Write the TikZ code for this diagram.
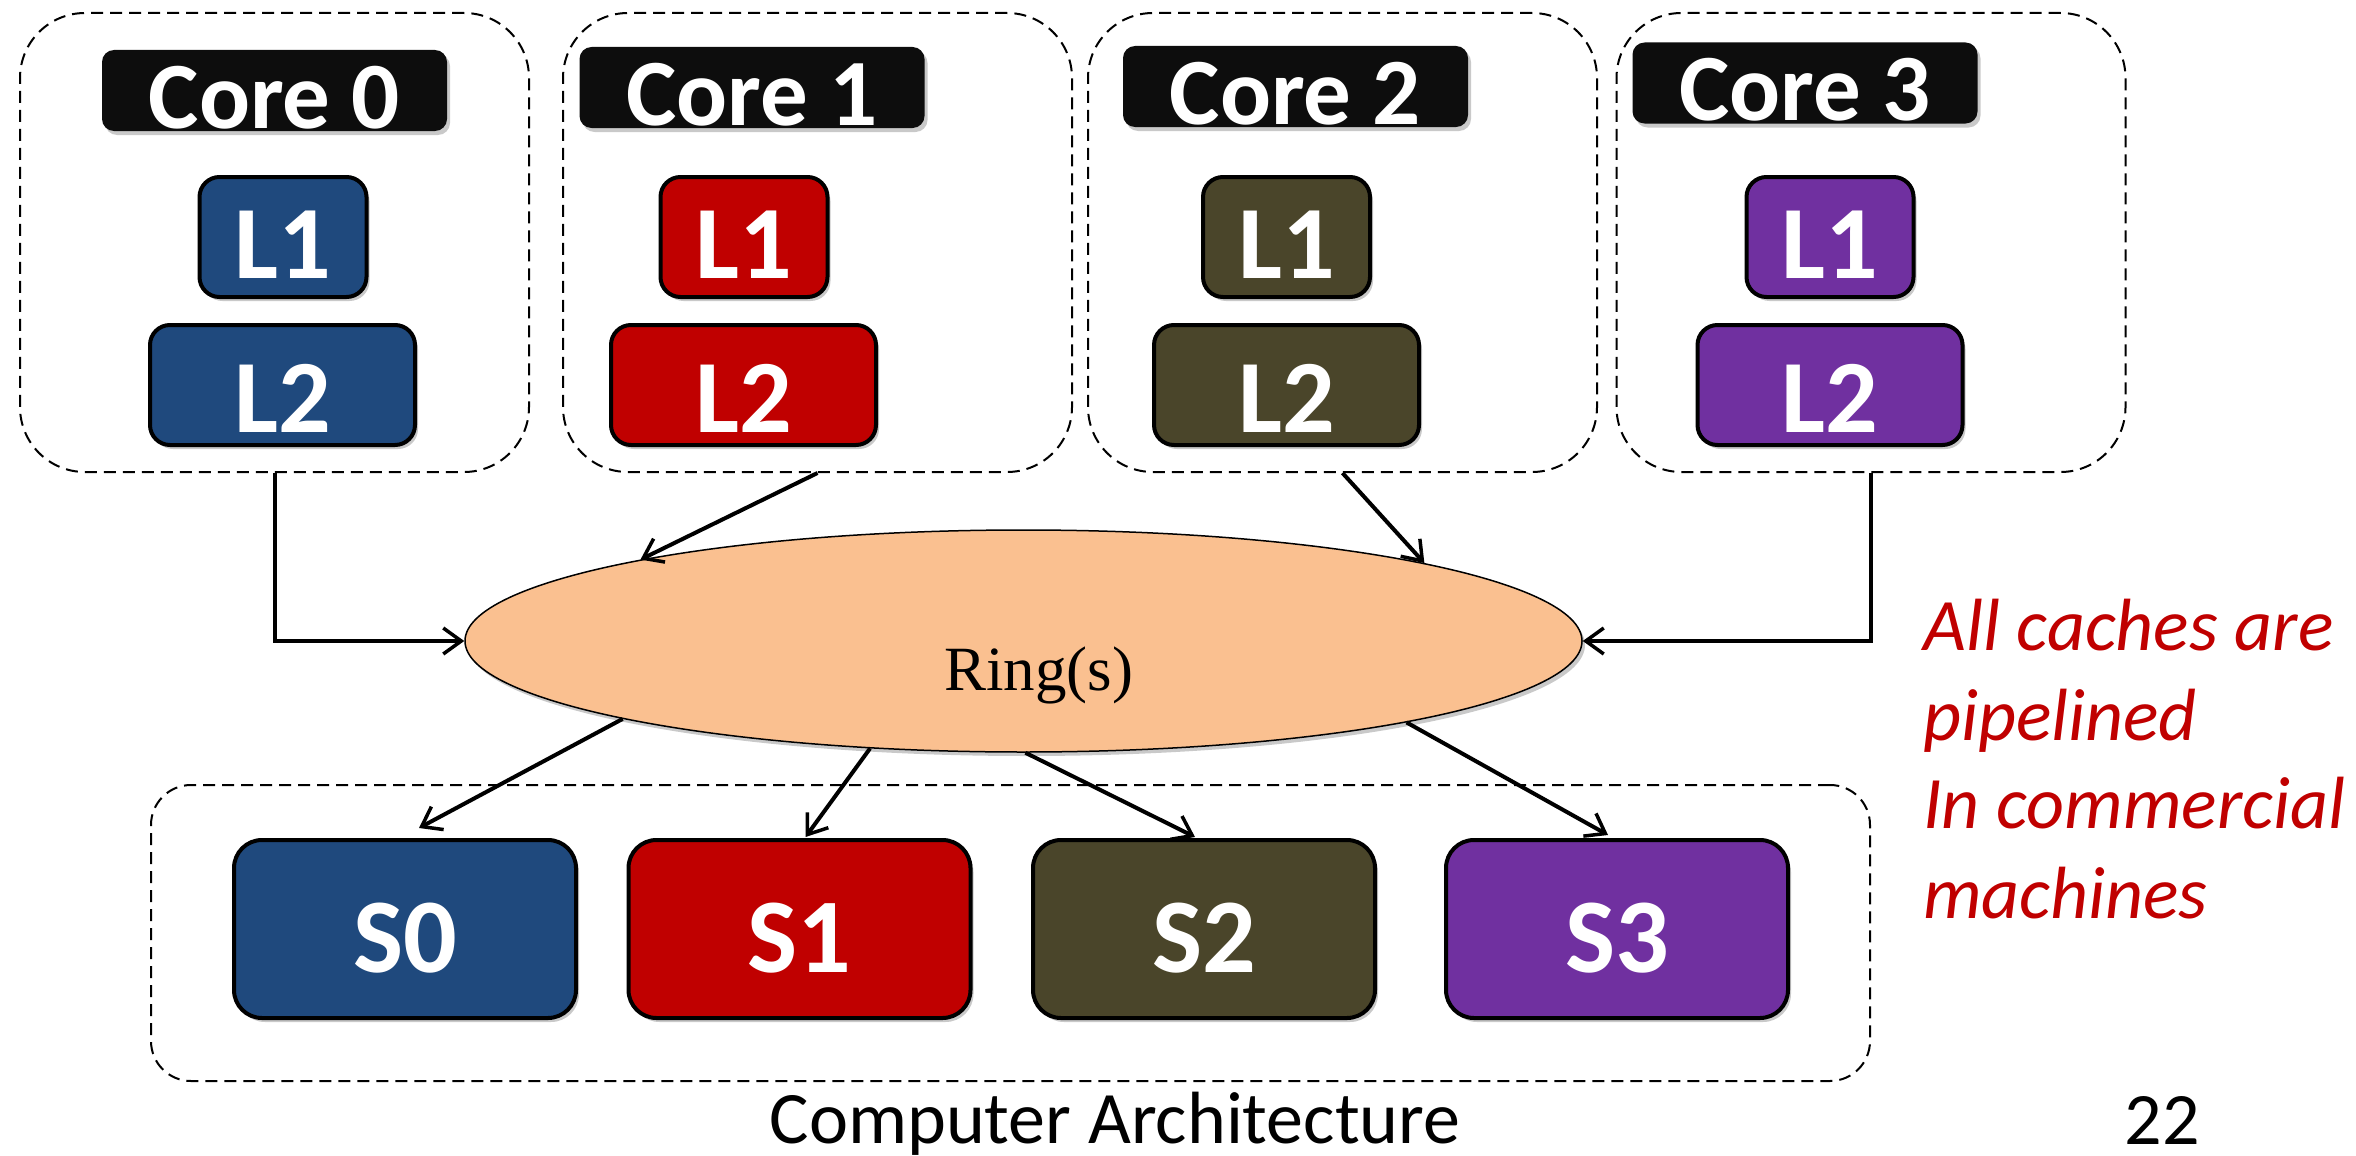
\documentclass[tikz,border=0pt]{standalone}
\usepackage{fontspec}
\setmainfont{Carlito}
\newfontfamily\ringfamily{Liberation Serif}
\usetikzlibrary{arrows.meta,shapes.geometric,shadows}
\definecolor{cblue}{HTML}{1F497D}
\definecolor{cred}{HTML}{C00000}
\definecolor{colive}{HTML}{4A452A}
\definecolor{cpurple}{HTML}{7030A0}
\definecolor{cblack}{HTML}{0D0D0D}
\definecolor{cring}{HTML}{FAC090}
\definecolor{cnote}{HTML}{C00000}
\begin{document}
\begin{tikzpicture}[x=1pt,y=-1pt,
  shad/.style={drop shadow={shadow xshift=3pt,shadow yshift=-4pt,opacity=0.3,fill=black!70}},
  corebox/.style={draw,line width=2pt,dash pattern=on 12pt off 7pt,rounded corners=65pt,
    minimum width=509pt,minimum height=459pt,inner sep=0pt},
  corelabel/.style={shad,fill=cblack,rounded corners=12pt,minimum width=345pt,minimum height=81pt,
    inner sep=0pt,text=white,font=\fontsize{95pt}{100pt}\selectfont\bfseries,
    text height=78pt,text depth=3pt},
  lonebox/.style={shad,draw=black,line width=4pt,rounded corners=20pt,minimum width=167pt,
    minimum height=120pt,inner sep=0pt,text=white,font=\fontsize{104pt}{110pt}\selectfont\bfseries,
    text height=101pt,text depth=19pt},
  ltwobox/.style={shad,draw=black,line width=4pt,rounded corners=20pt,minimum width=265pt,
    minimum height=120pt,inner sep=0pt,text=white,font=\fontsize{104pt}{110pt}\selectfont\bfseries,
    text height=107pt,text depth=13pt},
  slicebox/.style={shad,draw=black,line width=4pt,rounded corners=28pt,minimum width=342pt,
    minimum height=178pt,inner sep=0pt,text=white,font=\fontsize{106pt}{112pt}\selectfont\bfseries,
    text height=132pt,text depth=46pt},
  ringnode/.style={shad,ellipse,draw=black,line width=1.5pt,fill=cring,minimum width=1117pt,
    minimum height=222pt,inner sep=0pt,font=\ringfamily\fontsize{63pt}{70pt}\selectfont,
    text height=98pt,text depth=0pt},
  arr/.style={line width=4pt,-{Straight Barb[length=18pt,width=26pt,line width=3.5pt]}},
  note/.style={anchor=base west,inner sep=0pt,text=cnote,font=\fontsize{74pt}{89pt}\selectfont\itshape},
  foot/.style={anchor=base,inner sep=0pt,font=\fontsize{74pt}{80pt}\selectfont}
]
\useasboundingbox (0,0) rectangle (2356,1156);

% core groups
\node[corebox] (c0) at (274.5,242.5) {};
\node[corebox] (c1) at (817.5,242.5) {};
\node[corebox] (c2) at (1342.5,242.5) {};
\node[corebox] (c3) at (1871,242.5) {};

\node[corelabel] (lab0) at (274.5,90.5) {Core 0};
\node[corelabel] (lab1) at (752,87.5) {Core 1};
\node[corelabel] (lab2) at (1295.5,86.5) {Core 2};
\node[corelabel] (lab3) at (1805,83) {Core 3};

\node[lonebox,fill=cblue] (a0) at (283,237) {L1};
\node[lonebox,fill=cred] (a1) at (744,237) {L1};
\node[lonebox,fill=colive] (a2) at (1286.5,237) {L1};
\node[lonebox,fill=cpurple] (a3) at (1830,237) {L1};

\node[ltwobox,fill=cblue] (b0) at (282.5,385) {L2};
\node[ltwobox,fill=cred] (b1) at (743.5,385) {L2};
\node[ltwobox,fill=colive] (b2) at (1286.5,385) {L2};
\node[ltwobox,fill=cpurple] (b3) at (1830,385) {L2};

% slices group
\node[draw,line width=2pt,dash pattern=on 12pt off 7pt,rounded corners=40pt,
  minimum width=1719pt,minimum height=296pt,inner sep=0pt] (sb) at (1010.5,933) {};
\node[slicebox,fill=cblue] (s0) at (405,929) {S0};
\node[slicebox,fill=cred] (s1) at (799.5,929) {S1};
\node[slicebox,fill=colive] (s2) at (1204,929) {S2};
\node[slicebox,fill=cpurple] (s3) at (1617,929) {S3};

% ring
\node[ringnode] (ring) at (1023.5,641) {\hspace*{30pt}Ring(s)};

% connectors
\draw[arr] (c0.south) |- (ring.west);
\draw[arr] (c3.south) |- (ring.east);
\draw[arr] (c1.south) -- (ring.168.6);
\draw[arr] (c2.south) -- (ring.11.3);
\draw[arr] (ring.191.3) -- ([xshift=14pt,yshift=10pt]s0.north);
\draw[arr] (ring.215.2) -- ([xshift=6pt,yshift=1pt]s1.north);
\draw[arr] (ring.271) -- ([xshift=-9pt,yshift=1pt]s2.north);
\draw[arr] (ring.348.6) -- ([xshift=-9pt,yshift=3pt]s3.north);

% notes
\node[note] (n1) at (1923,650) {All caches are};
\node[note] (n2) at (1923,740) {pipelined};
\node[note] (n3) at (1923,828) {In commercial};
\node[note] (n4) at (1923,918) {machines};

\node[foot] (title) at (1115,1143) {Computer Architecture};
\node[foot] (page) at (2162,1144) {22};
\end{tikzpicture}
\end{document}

*GIVEN EXERCISE*:
Take the lines from the start of the material to the line with "(0,0) rectangle (2356,1156);", both included, and transcribe them exactly without the pictures.

*TASK RESULT*:
Write the TikZ code for this diagram.
\documentclass[tikz,border=0pt]{standalone}
\usepackage{fontspec}
\setmainfont{Carlito}
\newfontfamily\ringfamily{Liberation Serif}
\usetikzlibrary{arrows.meta,shapes.geometric,shadows}
\definecolor{cblue}{HTML}{1F497D}
\definecolor{cred}{HTML}{C00000}
\definecolor{colive}{HTML}{4A452A}
\definecolor{cpurple}{HTML}{7030A0}
\definecolor{cblack}{HTML}{0D0D0D}
\definecolor{cring}{HTML}{FAC090}
\definecolor{cnote}{HTML}{C00000}
\begin{document}
\begin{tikzpicture}[x=1pt,y=-1pt,
  shad/.style={drop shadow={shadow xshift=3pt,shadow yshift=-4pt,opacity=0.3,fill=black!70}},
  corebox/.style={draw,line width=2pt,dash pattern=on 12pt off 7pt,rounded corners=65pt,
    minimum width=509pt,minimum height=459pt,inner sep=0pt},
  corelabel/.style={shad,fill=cblack,rounded corners=12pt,minimum width=345pt,minimum height=81pt,
    inner sep=0pt,text=white,font=\fontsize{95pt}{100pt}\selectfont\bfseries,
    text height=78pt,text depth=3pt},
  lonebox/.style={shad,draw=black,line width=4pt,rounded corners=20pt,minimum width=167pt,
    minimum height=120pt,inner sep=0pt,text=white,font=\fontsize{104pt}{110pt}\selectfont\bfseries,
    text height=101pt,text depth=19pt},
  ltwobox/.style={shad,draw=black,line width=4pt,rounded corners=20pt,minimum width=265pt,
    minimum height=120pt,inner sep=0pt,text=white,font=\fontsize{104pt}{110pt}\selectfont\bfseries,
    text height=107pt,text depth=13pt},
  slicebox/.style={shad,draw=black,line width=4pt,rounded corners=28pt,minimum width=342pt,
    minimum height=178pt,inner sep=0pt,text=white,font=\fontsize{106pt}{112pt}\selectfont\bfseries,
    text height=132pt,text depth=46pt},
  ringnode/.style={shad,ellipse,draw=black,line width=1.5pt,fill=cring,minimum width=1117pt,
    minimum height=222pt,inner sep=0pt,font=\ringfamily\fontsize{63pt}{70pt}\selectfont,
    text height=98pt,text depth=0pt},
  arr/.style={line width=4pt,-{Straight Barb[length=18pt,width=26pt,line width=3.5pt]}},
  note/.style={anchor=base west,inner sep=0pt,text=cnote,font=\fontsize{74pt}{89pt}\selectfont\itshape},
  foot/.style={anchor=base,inner sep=0pt,font=\fontsize{74pt}{80pt}\selectfont}
]
\useasboundingbox (0,0) rectangle (2356,1156);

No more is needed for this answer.